Exercise goal
Print nothing but the lines from the start of the listing below through the line that contains "(0,0) rectangle (1091,406);". Do not include the pictures.

Recorded data
────────────────────────────────────────

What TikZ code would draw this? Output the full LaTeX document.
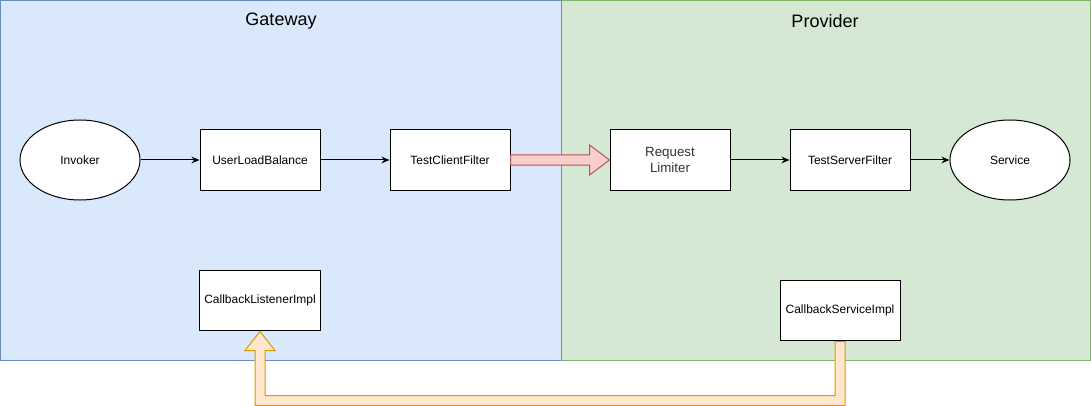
\documentclass[tikz,border=0pt]{standalone}
\usepackage{fontspec}
\setmainfont{Liberation Sans}
\usetikzlibrary{calc,arrows.meta}
\definecolor{gwfill}{HTML}{DAE8FC}
\definecolor{gwline}{HTML}{6C8EBF}
\definecolor{pvfill}{HTML}{D5E8D4}
\definecolor{pvline}{HTML}{82B366}
\definecolor{redfill}{HTML}{F8CECC}
\definecolor{redline}{HTML}{B85450}
\definecolor{orgfill}{HTML}{FFE6CC}
\definecolor{orgline}{HTML}{D79B00}
\tikzset{
    box/.style={
        draw=black, fill=white, line width=0.75pt,
        minimum width=90pt, minimum height=45pt,
        font=\fontsize{9}{11}\selectfont, align=center
    },
    oval/.style={
        draw=black, fill=white, line width=0.75pt, ellipse,
        minimum width=90pt, minimum height=60pt,
        font=\fontsize{9}{11}\selectfont
    },
    title/.style={
        font=\fontsize{13.5}{16}\selectfont
    },
    flow/.style={
        line width=0.75pt, -{Stealth[length=6pt,width=5pt]}
    }
}
\usetikzlibrary{shapes.geometric}

\begin{document}
\begin{tikzpicture}[x=0.75pt,y=-0.75pt,line cap=butt,line join=miter]

\useasboundingbox (0,0) rectangle (1091,406);

% --- zones ---
    \draw[fill=gwfill, draw=gwline, line width=0.75pt] (0.5,0.5) rectangle (561,360);
    \draw[fill=pvfill, draw=pvline, line width=0.75pt] (561,0.5) rectangle (1090.5,360);
    \draw[gwline, line width=0.75pt] (561,0.5) -- (561,360);

    \node[title] (gwtitle) at (281,21) {Gateway};
    \node[title] (pvtitle) at (825,21) {Provider};

% --- call chain ---
    \node[oval] (invoker) at (80,160) {Invoker};
    \node[box] (ulb) at (260,160) {UserLoadBalance};
    \node[box] (tcf) at (450,160) {TestClientFilter};
    \node[box, text=black!80, font=\fontsize{10}{12}\selectfont] (rl) at (670,160) {Request\\Limiter};
    \node[box] (tsf) at (850,160) {TestServerFilter};
    \node[oval] (service) at (1010,160) {Service};

% --- callbacks ---
    \node[box] (cli) at (260,300) {CallbackListenerImpl};
    \node[box] (csi) at (840,310) {CallbackServiceImpl};

% thin arrows
    \draw[flow] (invoker) -- (ulb);
    \draw[flow] (ulb) -- (tcf);
    \draw[flow] (rl) -- (tsf);
    \draw[flow] (tsf) -- (service);

% fat arrow gateway -> provider
    \draw[fill=redfill, draw=redline, line width=0.75pt]
        ($(tcf.east)+(0,-5)$) -- ($(rl.west)+(-20,-5)$) -- ($(rl.west)+(-20,-15)$)
        -- (rl.west) -- ($(rl.west)+(-20,15)$) -- ($(rl.west)+(-20,5)$)
        -- ($(tcf.east)+(0,5)$) -- cycle;

% callback arrow (under both boxes)
    \draw[fill=orgfill, draw=orgline, line width=0.75pt]
        ($(csi.south)+(-5,1)$) -- ($(csi.south)+(-5,55)$) -- ($(cli.south)+(5,65)$)
        -- ($(cli.south)+(5,20)$) -- ($(cli.south)+(15,20)$) -- ($(cli.south)+(0,1)$)
        -- ($(cli.south)+(-15,20)$) -- ($(cli.south)+(-5,20)$) -- ($(cli.south)+(-5,75)$)
        -- ($(csi.south)+(5,65)$) -- ($(csi.south)+(5,1)$) -- cycle;

  \end{tikzpicture}
\end{document}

────────────────────────────────────────

Result
What TikZ code would draw this? Output the full LaTeX document.
\documentclass[tikz,border=0pt]{standalone}
\usepackage{fontspec}
\setmainfont{Liberation Sans}
\usetikzlibrary{calc,arrows.meta}
\definecolor{gwfill}{HTML}{DAE8FC}
\definecolor{gwline}{HTML}{6C8EBF}
\definecolor{pvfill}{HTML}{D5E8D4}
\definecolor{pvline}{HTML}{82B366}
\definecolor{redfill}{HTML}{F8CECC}
\definecolor{redline}{HTML}{B85450}
\definecolor{orgfill}{HTML}{FFE6CC}
\definecolor{orgline}{HTML}{D79B00}
\tikzset{
    box/.style={
        draw=black, fill=white, line width=0.75pt,
        minimum width=90pt, minimum height=45pt,
        font=\fontsize{9}{11}\selectfont, align=center
    },
    oval/.style={
        draw=black, fill=white, line width=0.75pt, ellipse,
        minimum width=90pt, minimum height=60pt,
        font=\fontsize{9}{11}\selectfont
    },
    title/.style={
        font=\fontsize{13.5}{16}\selectfont
    },
    flow/.style={
        line width=0.75pt, -{Stealth[length=6pt,width=5pt]}
    }
}
\usetikzlibrary{shapes.geometric}

\begin{document}
\begin{tikzpicture}[x=0.75pt,y=-0.75pt,line cap=butt,line join=miter]

\useasboundingbox (0,0) rectangle (1091,406);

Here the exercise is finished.